## DIRECTIONS
Return the data exactly, with all pictures removed.

§

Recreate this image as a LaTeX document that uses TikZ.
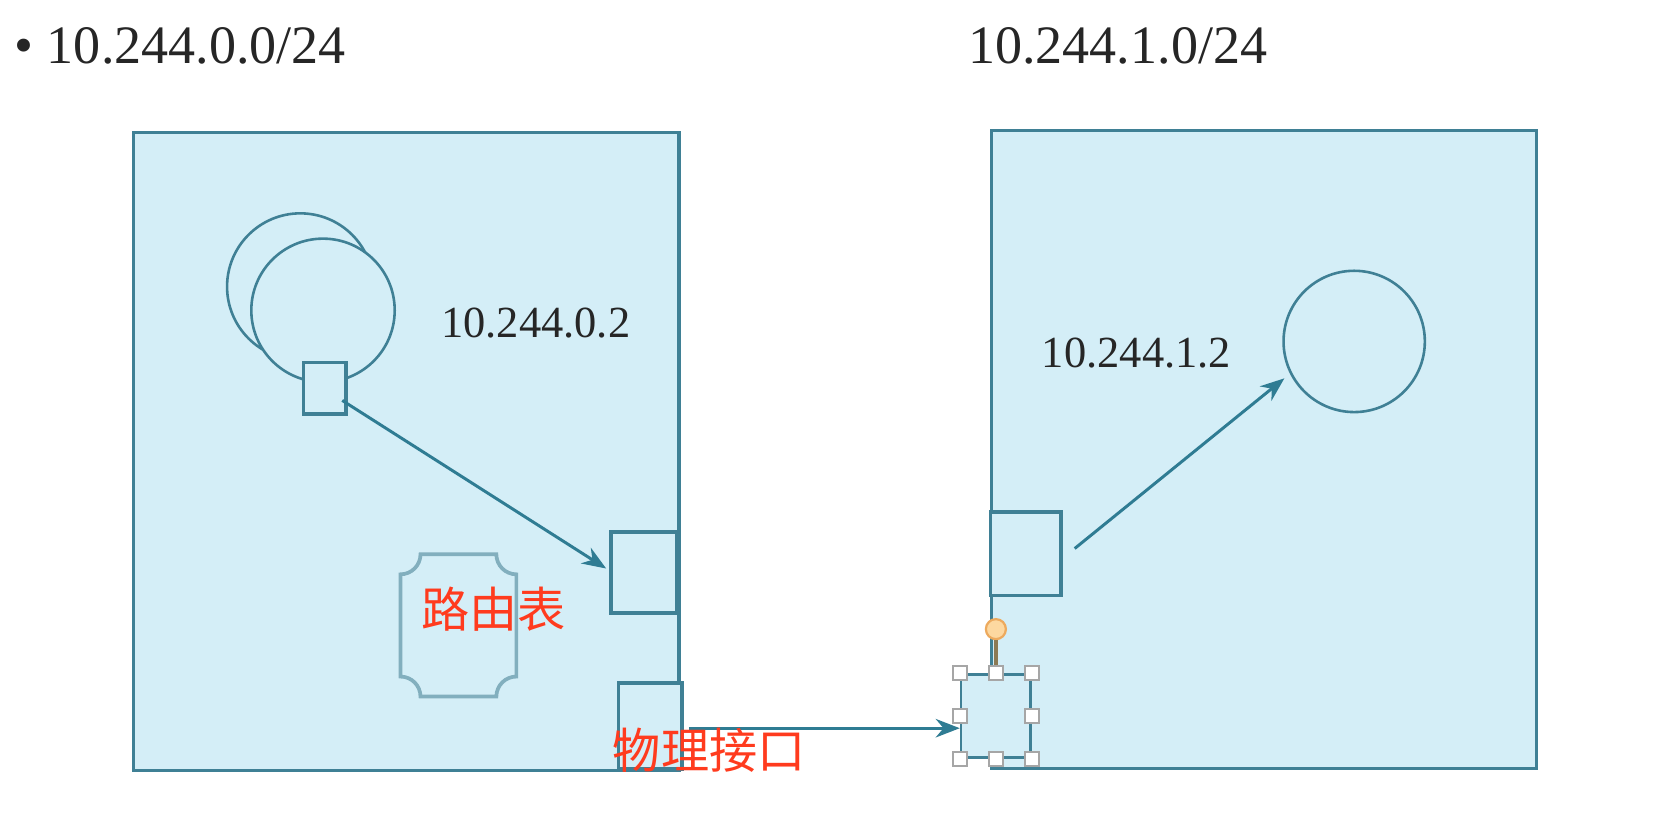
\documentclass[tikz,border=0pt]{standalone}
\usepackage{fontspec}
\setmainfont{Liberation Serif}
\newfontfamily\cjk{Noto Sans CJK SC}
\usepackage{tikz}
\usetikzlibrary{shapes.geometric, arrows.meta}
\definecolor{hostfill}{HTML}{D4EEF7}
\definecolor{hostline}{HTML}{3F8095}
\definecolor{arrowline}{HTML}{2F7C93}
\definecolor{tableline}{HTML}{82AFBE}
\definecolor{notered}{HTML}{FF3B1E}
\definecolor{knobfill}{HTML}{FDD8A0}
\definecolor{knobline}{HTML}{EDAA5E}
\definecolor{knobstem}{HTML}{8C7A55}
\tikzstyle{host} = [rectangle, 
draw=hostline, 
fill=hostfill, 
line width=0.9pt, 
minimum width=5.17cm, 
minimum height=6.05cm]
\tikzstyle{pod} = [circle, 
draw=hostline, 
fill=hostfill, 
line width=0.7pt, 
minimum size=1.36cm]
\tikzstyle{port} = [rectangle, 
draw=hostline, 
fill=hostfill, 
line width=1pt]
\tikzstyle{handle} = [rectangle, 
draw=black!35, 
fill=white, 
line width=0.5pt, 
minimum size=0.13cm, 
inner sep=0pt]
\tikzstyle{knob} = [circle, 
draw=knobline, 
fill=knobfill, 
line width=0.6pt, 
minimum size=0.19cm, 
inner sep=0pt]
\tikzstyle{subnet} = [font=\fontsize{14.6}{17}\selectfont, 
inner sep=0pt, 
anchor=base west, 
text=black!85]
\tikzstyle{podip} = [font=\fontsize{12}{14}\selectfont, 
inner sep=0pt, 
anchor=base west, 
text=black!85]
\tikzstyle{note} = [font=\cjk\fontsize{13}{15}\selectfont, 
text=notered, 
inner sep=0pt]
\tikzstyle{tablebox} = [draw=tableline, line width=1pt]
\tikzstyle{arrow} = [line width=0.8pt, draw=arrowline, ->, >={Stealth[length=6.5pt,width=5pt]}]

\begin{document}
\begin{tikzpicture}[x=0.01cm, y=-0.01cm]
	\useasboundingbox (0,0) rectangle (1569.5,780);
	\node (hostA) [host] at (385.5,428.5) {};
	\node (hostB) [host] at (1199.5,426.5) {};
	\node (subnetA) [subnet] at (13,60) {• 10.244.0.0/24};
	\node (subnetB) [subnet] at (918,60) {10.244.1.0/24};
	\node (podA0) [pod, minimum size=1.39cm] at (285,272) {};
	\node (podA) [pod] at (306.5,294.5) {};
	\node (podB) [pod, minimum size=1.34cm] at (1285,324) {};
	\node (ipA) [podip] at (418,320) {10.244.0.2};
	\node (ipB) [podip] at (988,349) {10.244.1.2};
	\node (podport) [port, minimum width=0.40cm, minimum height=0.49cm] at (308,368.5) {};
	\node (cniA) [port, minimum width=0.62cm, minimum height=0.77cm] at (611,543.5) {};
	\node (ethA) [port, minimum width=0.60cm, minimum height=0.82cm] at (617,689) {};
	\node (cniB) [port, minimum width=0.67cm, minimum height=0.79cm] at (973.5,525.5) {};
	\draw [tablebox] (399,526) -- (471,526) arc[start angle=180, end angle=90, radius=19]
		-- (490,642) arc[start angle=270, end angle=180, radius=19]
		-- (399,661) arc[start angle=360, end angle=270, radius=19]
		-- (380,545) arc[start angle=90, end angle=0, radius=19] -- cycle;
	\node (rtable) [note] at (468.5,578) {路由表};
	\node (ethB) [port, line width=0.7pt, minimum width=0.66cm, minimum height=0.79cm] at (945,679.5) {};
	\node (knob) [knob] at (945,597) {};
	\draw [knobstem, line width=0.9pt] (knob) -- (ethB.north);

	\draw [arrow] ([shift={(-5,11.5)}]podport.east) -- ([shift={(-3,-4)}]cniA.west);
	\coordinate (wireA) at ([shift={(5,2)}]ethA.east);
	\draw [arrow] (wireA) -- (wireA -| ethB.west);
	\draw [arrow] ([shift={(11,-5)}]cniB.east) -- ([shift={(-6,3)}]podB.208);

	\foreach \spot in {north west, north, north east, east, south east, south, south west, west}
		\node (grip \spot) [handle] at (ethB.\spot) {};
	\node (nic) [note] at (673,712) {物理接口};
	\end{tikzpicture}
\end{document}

§

## WRITTEN ANSWER
Recreate this image as a LaTeX document that uses TikZ.
\documentclass[tikz,border=0pt]{standalone}
\usepackage{fontspec}
\setmainfont{Liberation Serif}
\newfontfamily\cjk{Noto Sans CJK SC}
\usepackage{tikz}
\usetikzlibrary{shapes.geometric, arrows.meta}
\definecolor{hostfill}{HTML}{D4EEF7}
\definecolor{hostline}{HTML}{3F8095}
\definecolor{arrowline}{HTML}{2F7C93}
\definecolor{tableline}{HTML}{82AFBE}
\definecolor{notered}{HTML}{FF3B1E}
\definecolor{knobfill}{HTML}{FDD8A0}
\definecolor{knobline}{HTML}{EDAA5E}
\definecolor{knobstem}{HTML}{8C7A55}
\tikzstyle{host} = [rectangle, 
draw=hostline, 
fill=hostfill, 
line width=0.9pt, 
minimum width=5.17cm, 
minimum height=6.05cm]
\tikzstyle{pod} = [circle, 
draw=hostline, 
fill=hostfill, 
line width=0.7pt, 
minimum size=1.36cm]
\tikzstyle{port} = [rectangle, 
draw=hostline, 
fill=hostfill, 
line width=1pt]
\tikzstyle{handle} = [rectangle, 
draw=black!35, 
fill=white, 
line width=0.5pt, 
minimum size=0.13cm, 
inner sep=0pt]
\tikzstyle{knob} = [circle, 
draw=knobline, 
fill=knobfill, 
line width=0.6pt, 
minimum size=0.19cm, 
inner sep=0pt]
\tikzstyle{subnet} = [font=\fontsize{14.6}{17}\selectfont, 
inner sep=0pt, 
anchor=base west, 
text=black!85]
\tikzstyle{podip} = [font=\fontsize{12}{14}\selectfont, 
inner sep=0pt, 
anchor=base west, 
text=black!85]
\tikzstyle{note} = [font=\cjk\fontsize{13}{15}\selectfont, 
text=notered, 
inner sep=0pt]
\tikzstyle{tablebox} = [draw=tableline, line width=1pt]
\tikzstyle{arrow} = [line width=0.8pt, draw=arrowline, ->, >={Stealth[length=6.5pt,width=5pt]}]

\begin{document}
\begin{tikzpicture}[x=0.01cm, y=-0.01cm]
	\useasboundingbox (0,0) rectangle (1569.5,780);
	\node (hostA) [host] at (385.5,428.5) {};
	\node (hostB) [host] at (1199.5,426.5) {};
	\node (subnetA) [subnet] at (13,60) {• 10.244.0.0/24};
	\node (subnetB) [subnet] at (918,60) {10.244.1.0/24};
	\node (podA0) [pod, minimum size=1.39cm] at (285,272) {};
	\node (podA) [pod] at (306.5,294.5) {};
	\node (podB) [pod, minimum size=1.34cm] at (1285,324) {};
	\node (ipA) [podip] at (418,320) {10.244.0.2};
	\node (ipB) [podip] at (988,349) {10.244.1.2};
	\node (podport) [port, minimum width=0.40cm, minimum height=0.49cm] at (308,368.5) {};
	\node (cniA) [port, minimum width=0.62cm, minimum height=0.77cm] at (611,543.5) {};
	\node (ethA) [port, minimum width=0.60cm, minimum height=0.82cm] at (617,689) {};
	\node (cniB) [port, minimum width=0.67cm, minimum height=0.79cm] at (973.5,525.5) {};
	\draw [tablebox] (399,526) -- (471,526) arc[start angle=180, end angle=90, radius=19]
		-- (490,642) arc[start angle=270, end angle=180, radius=19]
		-- (399,661) arc[start angle=360, end angle=270, radius=19]
		-- (380,545) arc[start angle=90, end angle=0, radius=19] -- cycle;
	\node (rtable) [note] at (468.5,578) {路由表};
	\node (ethB) [port, line width=0.7pt, minimum width=0.66cm, minimum height=0.79cm] at (945,679.5) {};
	\node (knob) [knob] at (945,597) {};
	\draw [knobstem, line width=0.9pt] (knob) -- (ethB.north);

	\draw [arrow] ([shift={(-5,11.5)}]podport.east) -- ([shift={(-3,-4)}]cniA.west);
	\coordinate (wireA) at ([shift={(5,2)}]ethA.east);
	\draw [arrow] (wireA) -- (wireA -| ethB.west);
	\draw [arrow] ([shift={(11,-5)}]cniB.east) -- ([shift={(-6,3)}]podB.208);

	\foreach \spot in {north west, north, north east, east, south east, south, south west, west}
		\node (grip \spot) [handle] at (ethB.\spot) {};
	\node (nic) [note] at (673,712) {物理接口};
	\end{tikzpicture}
\end{document}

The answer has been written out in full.